The day was summed up in a final presentation by Paul Workman, head of the Cancer Research UK Centre for Cancer Therapeutics at ICR. He presented “good and bad views” from the cancer genome using examples from Centre projects – particularly inhibitors of molecular chaperones, which are necessary for the folding and stability of oncogenic proteins, and of PI3 kinase – and looked forward into a future of “personalised molecular medicine”. Less than a decade after the completion of the Human Genome Project, we are now beginning to understand many of the mutations underlying the “genetic chaos” that is cancer, and to intervene in the hijacked biochemical pathways in a rational way. Significant challenges remain, however, and many of these mirror themes discussed by earlier speakers: combating drug resistance, selecting optimal combination therapies, discovering biomarkers and designing clinical trials. Workman showed how HSP90 molecular chaperone inhibitors, including the ICR’s NVP-AUY922, have the advantage of hitting multiple cancer-activated signalling pathways simultaneously and show promise in breast cancer and melanoma, amongst other malignancies. He also showed promising results with the ICR’s PI3 kinase inhibitor GDC-0941. In both cases biomarkers indicate inhibition of the molecular target in the clinic.

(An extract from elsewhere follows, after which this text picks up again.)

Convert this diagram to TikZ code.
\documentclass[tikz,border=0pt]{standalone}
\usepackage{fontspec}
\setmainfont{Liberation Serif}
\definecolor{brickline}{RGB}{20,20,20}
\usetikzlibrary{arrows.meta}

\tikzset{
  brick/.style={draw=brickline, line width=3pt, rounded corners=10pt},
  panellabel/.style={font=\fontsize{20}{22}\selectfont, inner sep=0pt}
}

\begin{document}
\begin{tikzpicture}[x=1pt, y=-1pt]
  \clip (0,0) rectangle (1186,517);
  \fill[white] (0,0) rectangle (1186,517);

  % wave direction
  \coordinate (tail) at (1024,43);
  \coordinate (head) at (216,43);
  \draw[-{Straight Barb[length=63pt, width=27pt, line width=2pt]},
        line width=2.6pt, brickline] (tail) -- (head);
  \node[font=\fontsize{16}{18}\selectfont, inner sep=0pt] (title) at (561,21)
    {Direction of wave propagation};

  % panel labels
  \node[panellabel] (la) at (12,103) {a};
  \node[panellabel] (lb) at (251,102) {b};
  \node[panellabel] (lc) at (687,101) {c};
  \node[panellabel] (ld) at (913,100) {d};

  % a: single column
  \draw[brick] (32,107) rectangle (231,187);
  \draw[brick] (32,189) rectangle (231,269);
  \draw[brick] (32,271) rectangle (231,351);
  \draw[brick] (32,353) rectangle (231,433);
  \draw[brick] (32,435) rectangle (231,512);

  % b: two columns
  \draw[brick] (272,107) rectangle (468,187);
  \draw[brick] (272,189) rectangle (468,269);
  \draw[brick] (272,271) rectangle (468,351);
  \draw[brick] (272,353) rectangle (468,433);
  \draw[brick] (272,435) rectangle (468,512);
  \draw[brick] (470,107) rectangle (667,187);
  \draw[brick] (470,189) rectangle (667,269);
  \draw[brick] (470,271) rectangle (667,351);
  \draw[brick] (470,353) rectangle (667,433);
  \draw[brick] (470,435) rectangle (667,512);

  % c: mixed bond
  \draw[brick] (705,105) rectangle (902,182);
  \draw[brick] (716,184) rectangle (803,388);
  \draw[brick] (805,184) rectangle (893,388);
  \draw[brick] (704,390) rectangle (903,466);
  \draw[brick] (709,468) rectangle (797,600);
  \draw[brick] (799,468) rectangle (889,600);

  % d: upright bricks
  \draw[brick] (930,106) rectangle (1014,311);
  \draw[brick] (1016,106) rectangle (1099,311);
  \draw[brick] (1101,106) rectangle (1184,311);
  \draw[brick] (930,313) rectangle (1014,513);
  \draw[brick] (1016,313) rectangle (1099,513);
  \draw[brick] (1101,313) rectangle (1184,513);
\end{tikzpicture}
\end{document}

Jonathan Kipling, Secretary of the ICR, said of the whole meeting: "The ICR Centenary Conference has been a great success with nearly 800 people coming from across the country and around the globe. Over a hundred students were part of our audience and it was inspiring to see world-renowned leaders in their field discussing research at the very cutting-edge with scientists at every stage of their careers." It is impossible to guess whether the ultimate challenge of beating cancer completely in the next hundred years will be possible. But the range of basic and applied research discussed here indicates that this second century shared by the ICR and by genetics and drug development has made an extremely promising start.